## Your goal
Every record that follows must be duplicated exactly, with images left out.

## Records for this exercise
○ ○ ○ ○ ○ ○ ○
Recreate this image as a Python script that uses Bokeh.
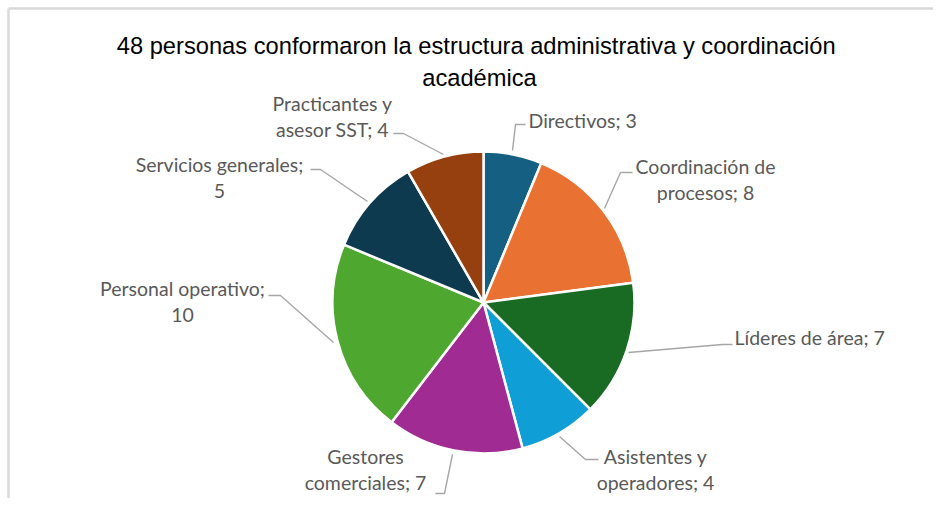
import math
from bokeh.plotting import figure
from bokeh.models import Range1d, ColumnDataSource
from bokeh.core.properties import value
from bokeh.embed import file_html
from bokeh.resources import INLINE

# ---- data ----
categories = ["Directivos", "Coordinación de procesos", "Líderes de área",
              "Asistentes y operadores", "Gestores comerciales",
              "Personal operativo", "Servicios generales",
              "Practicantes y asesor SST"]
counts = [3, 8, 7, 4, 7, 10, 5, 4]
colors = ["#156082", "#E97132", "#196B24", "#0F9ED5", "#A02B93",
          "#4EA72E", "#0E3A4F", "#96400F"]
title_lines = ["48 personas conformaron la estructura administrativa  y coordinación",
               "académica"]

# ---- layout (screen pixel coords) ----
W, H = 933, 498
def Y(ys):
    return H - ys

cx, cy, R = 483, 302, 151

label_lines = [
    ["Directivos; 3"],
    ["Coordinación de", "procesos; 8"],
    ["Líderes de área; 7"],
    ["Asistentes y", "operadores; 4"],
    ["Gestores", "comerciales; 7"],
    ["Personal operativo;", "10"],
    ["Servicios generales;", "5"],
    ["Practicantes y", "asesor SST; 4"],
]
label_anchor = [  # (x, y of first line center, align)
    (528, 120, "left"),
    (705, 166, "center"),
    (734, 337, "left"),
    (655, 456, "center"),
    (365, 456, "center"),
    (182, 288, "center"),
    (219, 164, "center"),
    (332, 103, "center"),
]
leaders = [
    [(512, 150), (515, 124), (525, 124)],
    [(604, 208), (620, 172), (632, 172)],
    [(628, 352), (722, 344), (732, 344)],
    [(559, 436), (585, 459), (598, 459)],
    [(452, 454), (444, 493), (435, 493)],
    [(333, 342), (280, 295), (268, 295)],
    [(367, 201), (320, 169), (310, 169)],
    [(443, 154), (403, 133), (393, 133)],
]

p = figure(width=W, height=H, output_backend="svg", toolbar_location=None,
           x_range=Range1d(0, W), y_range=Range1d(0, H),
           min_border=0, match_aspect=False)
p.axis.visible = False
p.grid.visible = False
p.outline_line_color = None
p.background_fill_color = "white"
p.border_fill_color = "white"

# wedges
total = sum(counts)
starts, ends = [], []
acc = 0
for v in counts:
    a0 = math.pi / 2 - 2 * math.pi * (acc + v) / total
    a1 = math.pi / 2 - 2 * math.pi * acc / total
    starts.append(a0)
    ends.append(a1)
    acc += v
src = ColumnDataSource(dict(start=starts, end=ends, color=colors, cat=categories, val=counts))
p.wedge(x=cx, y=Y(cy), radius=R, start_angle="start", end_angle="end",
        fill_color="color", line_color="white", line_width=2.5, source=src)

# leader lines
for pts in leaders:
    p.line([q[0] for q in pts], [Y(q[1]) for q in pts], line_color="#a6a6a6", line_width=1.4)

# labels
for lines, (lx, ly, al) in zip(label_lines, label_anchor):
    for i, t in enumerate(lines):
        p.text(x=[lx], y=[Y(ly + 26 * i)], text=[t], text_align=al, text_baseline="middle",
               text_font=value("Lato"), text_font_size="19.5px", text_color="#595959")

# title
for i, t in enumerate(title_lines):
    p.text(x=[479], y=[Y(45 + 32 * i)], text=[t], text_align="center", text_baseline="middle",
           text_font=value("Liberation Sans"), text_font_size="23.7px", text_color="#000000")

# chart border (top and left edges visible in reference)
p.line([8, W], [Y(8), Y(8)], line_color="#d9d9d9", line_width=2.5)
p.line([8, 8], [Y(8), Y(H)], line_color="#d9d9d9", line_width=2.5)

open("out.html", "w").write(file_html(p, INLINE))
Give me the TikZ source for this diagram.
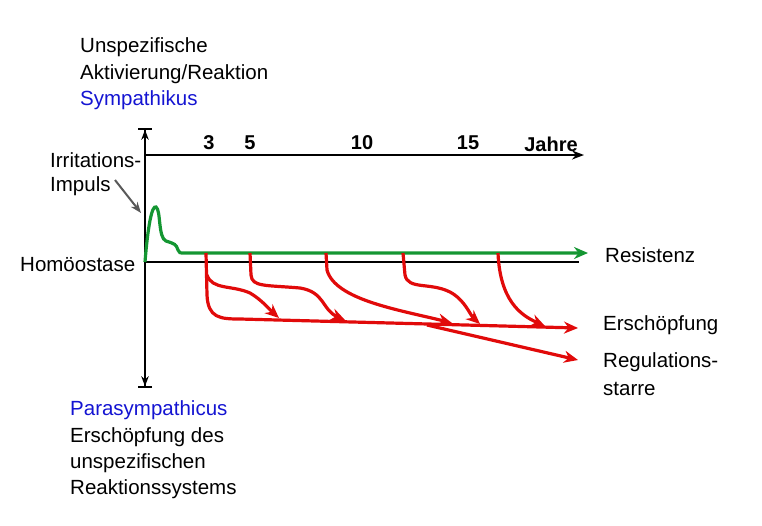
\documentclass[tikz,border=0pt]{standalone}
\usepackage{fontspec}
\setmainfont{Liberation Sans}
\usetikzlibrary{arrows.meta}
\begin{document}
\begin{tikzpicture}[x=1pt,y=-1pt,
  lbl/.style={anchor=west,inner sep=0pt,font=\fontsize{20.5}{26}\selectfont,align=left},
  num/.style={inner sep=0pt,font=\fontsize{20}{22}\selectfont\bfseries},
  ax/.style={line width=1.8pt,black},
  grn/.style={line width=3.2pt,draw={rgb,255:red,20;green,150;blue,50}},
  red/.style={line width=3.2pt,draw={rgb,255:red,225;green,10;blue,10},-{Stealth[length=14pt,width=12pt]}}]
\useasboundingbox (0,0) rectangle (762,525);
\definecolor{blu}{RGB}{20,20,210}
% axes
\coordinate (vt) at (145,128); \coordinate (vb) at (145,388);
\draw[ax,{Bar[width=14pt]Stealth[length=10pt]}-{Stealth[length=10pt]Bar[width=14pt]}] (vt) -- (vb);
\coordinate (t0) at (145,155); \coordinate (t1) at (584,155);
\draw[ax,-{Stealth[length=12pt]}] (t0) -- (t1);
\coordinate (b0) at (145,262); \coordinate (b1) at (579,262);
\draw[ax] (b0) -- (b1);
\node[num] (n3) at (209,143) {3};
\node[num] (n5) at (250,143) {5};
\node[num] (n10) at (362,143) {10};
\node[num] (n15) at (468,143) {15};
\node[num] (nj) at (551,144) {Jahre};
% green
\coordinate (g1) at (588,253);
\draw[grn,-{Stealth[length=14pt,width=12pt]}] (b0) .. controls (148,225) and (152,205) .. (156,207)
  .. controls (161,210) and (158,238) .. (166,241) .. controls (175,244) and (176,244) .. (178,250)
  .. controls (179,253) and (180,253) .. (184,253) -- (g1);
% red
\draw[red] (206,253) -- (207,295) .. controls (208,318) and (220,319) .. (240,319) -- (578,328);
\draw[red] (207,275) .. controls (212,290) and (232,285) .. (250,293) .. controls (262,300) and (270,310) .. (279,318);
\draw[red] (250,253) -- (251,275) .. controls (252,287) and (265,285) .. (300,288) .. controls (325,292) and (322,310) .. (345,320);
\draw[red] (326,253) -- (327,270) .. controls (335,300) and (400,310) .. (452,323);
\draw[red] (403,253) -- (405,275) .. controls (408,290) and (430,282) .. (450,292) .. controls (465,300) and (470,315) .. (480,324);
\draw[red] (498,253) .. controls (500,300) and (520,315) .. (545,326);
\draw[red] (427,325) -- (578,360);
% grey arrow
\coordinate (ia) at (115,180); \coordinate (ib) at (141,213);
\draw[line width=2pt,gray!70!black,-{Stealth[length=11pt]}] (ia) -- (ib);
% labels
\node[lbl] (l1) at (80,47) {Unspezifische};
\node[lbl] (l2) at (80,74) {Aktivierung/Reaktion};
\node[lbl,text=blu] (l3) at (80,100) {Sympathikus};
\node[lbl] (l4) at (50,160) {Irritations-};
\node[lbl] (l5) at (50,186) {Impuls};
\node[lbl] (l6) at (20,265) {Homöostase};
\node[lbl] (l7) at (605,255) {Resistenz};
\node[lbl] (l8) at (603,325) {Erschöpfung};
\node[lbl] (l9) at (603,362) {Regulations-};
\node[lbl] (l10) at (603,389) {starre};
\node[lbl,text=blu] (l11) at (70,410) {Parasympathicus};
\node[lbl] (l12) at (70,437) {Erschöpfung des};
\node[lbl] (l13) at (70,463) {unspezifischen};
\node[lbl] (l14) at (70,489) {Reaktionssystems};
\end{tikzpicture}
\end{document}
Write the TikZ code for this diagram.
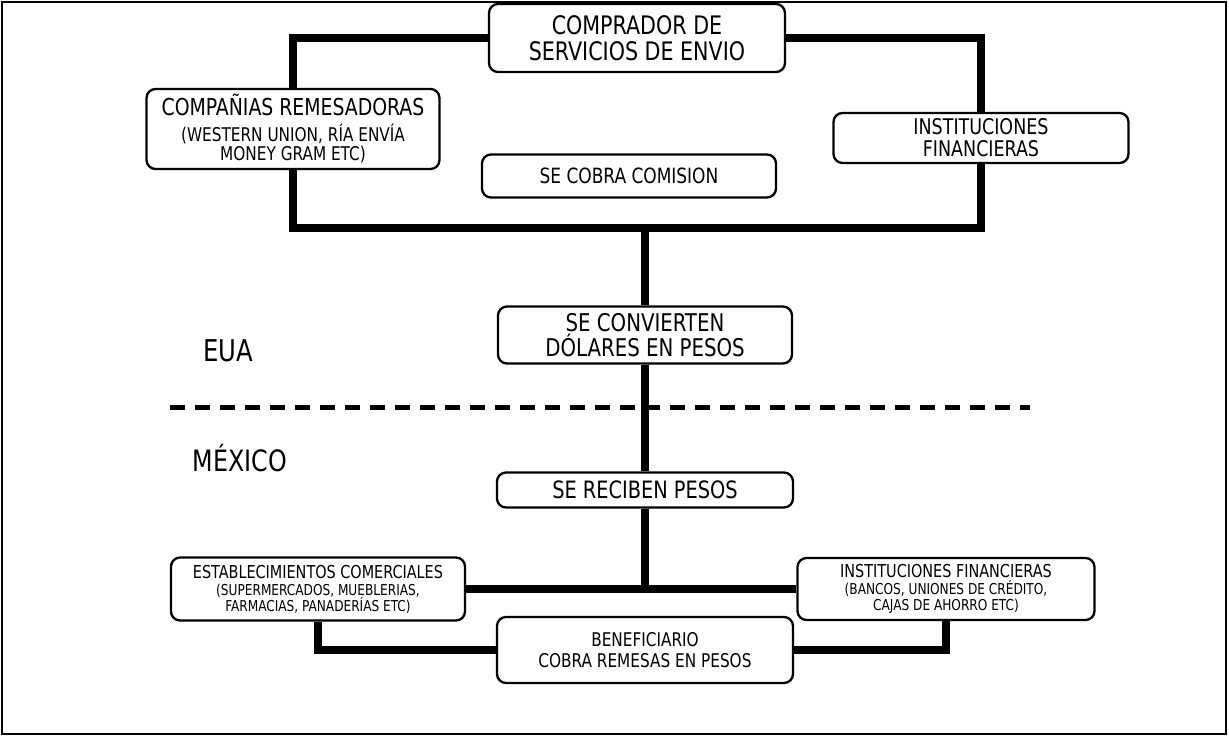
○ ○ ○ ○ ○ ○ ○
## Response to this exercise
Recreate this image as a Python script that uses Bokeh.
import math
from bokeh.plotting import figure
from bokeh.models import Range1d, ColumnDataSource
from bokeh.core.properties import value
from bokeh.embed import file_html
from bokeh.resources import INLINE

# ---- data ----
categories = ["Directivos", "Coordinación de procesos", "Líderes de área",
              "Asistentes y operadores", "Gestores comerciales",
              "Personal operativo", "Servicios generales",
              "Practicantes y asesor SST"]
counts = [3, 8, 7, 4, 7, 10, 5, 4]
colors = ["#156082", "#E97132", "#196B24", "#0F9ED5", "#A02B93",
          "#4EA72E", "#0E3A4F", "#96400F"]
title_lines = ["48 personas conformaron la estructura administrativa  y coordinación",
               "académica"]

# ---- layout (screen pixel coords) ----
W, H = 933, 498
def Y(ys):
    return H - ys

cx, cy, R = 483, 302, 151

label_lines = [
    ["Directivos; 3"],
    ["Coordinación de", "procesos; 8"],
    ["Líderes de área; 7"],
    ["Asistentes y", "operadores; 4"],
    ["Gestores", "comerciales; 7"],
    ["Personal operativo;", "10"],
    ["Servicios generales;", "5"],
    ["Practicantes y", "asesor SST; 4"],
]
label_anchor = [  # (x, y of first line center, align)
    (528, 120, "left"),
    (705, 166, "center"),
    (734, 337, "left"),
    (655, 456, "center"),
    (365, 456, "center"),
    (182, 288, "center"),
    (219, 164, "center"),
    (332, 103, "center"),
]
leaders = [
    [(512, 150), (515, 124), (525, 124)],
    [(604, 208), (620, 172), (632, 172)],
    [(628, 352), (722, 344), (732, 344)],
    [(559, 436), (585, 459), (598, 459)],
    [(452, 454), (444, 493), (435, 493)],
    [(333, 342), (280, 295), (268, 295)],
    [(367, 201), (320, 169), (310, 169)],
    [(443, 154), (403, 133), (393, 133)],
]

p = figure(width=W, height=H, output_backend="svg", toolbar_location=None,
           x_range=Range1d(0, W), y_range=Range1d(0, H),
           min_border=0, match_aspect=False)
p.axis.visible = False
p.grid.visible = False
p.outline_line_color = None
p.background_fill_color = "white"
p.border_fill_color = "white"

# wedges
total = sum(counts)
starts, ends = [], []
acc = 0
for v in counts:
    a0 = math.pi / 2 - 2 * math.pi * (acc + v) / total
    a1 = math.pi / 2 - 2 * math.pi * acc / total
    starts.append(a0)
    ends.append(a1)
    acc += v
src = ColumnDataSource(dict(start=starts, end=ends, color=colors, cat=categories, val=counts))
p.wedge(x=cx, y=Y(cy), radius=R, start_angle="start", end_angle="end",
        fill_color="color", line_color="white", line_width=2.5, source=src)

# leader lines
for pts in leaders:
    p.line([q[0] for q in pts], [Y(q[1]) for q in pts], line_color="#a6a6a6", line_width=1.4)

# labels
for lines, (lx, ly, al) in zip(label_lines, label_anchor):
    for i, t in enumerate(lines):
        p.text(x=[lx], y=[Y(ly + 26 * i)], text=[t], text_align=al, text_baseline="middle",
               text_font=value("Lato"), text_font_size="19.5px", text_color="#595959")

# title
for i, t in enumerate(title_lines):
    p.text(x=[479], y=[Y(45 + 32 * i)], text=[t], text_align="center", text_baseline="middle",
           text_font=value("Liberation Sans"), text_font_size="23.7px", text_color="#000000")

# chart border (top and left edges visible in reference)
p.line([8, W], [Y(8), Y(8)], line_color="#d9d9d9", line_width=2.5)
p.line([8, 8], [Y(8), Y(H)], line_color="#d9d9d9", line_width=2.5)

open("out.html", "w").write(file_html(p, INLINE))
Give me the TikZ source for this diagram.
\documentclass[tikz,border=0pt]{standalone}
\usepackage{fontspec}
\setmainfont{Liberation Sans}
\usetikzlibrary{arrows.meta}
\begin{document}
\begin{tikzpicture}[x=1pt,y=-1pt,
  lbl/.style={anchor=west,inner sep=0pt,font=\fontsize{20.5}{26}\selectfont,align=left},
  num/.style={inner sep=0pt,font=\fontsize{20}{22}\selectfont\bfseries},
  ax/.style={line width=1.8pt,black},
  grn/.style={line width=3.2pt,draw={rgb,255:red,20;green,150;blue,50}},
  red/.style={line width=3.2pt,draw={rgb,255:red,225;green,10;blue,10},-{Stealth[length=14pt,width=12pt]}}]
\useasboundingbox (0,0) rectangle (762,525);
\definecolor{blu}{RGB}{20,20,210}
% axes
\coordinate (vt) at (145,128); \coordinate (vb) at (145,388);
\draw[ax,{Bar[width=14pt]Stealth[length=10pt]}-{Stealth[length=10pt]Bar[width=14pt]}] (vt) -- (vb);
\coordinate (t0) at (145,155); \coordinate (t1) at (584,155);
\draw[ax,-{Stealth[length=12pt]}] (t0) -- (t1);
\coordinate (b0) at (145,262); \coordinate (b1) at (579,262);
\draw[ax] (b0) -- (b1);
\node[num] (n3) at (209,143) {3};
\node[num] (n5) at (250,143) {5};
\node[num] (n10) at (362,143) {10};
\node[num] (n15) at (468,143) {15};
\node[num] (nj) at (551,144) {Jahre};
% green
\coordinate (g1) at (588,253);
\draw[grn,-{Stealth[length=14pt,width=12pt]}] (b0) .. controls (148,225) and (152,205) .. (156,207)
  .. controls (161,210) and (158,238) .. (166,241) .. controls (175,244) and (176,244) .. (178,250)
  .. controls (179,253) and (180,253) .. (184,253) -- (g1);
% red
\draw[red] (206,253) -- (207,295) .. controls (208,318) and (220,319) .. (240,319) -- (578,328);
\draw[red] (207,275) .. controls (212,290) and (232,285) .. (250,293) .. controls (262,300) and (270,310) .. (279,318);
\draw[red] (250,253) -- (251,275) .. controls (252,287) and (265,285) .. (300,288) .. controls (325,292) and (322,310) .. (345,320);
\draw[red] (326,253) -- (327,270) .. controls (335,300) and (400,310) .. (452,323);
\draw[red] (403,253) -- (405,275) .. controls (408,290) and (430,282) .. (450,292) .. controls (465,300) and (470,315) .. (480,324);
\draw[red] (498,253) .. controls (500,300) and (520,315) .. (545,326);
\draw[red] (427,325) -- (578,360);
% grey arrow
\coordinate (ia) at (115,180); \coordinate (ib) at (141,213);
\draw[line width=2pt,gray!70!black,-{Stealth[length=11pt]}] (ia) -- (ib);
% labels
\node[lbl] (l1) at (80,47) {Unspezifische};
\node[lbl] (l2) at (80,74) {Aktivierung/Reaktion};
\node[lbl,text=blu] (l3) at (80,100) {Sympathikus};
\node[lbl] (l4) at (50,160) {Irritations-};
\node[lbl] (l5) at (50,186) {Impuls};
\node[lbl] (l6) at (20,265) {Homöostase};
\node[lbl] (l7) at (605,255) {Resistenz};
\node[lbl] (l8) at (603,325) {Erschöpfung};
\node[lbl] (l9) at (603,362) {Regulations-};
\node[lbl] (l10) at (603,389) {starre};
\node[lbl,text=blu] (l11) at (70,410) {Parasympathicus};
\node[lbl] (l12) at (70,437) {Erschöpfung des};
\node[lbl] (l13) at (70,463) {unspezifischen};
\node[lbl] (l14) at (70,489) {Reaktionssystems};
\end{tikzpicture}
\end{document}
Write the TikZ code for this diagram.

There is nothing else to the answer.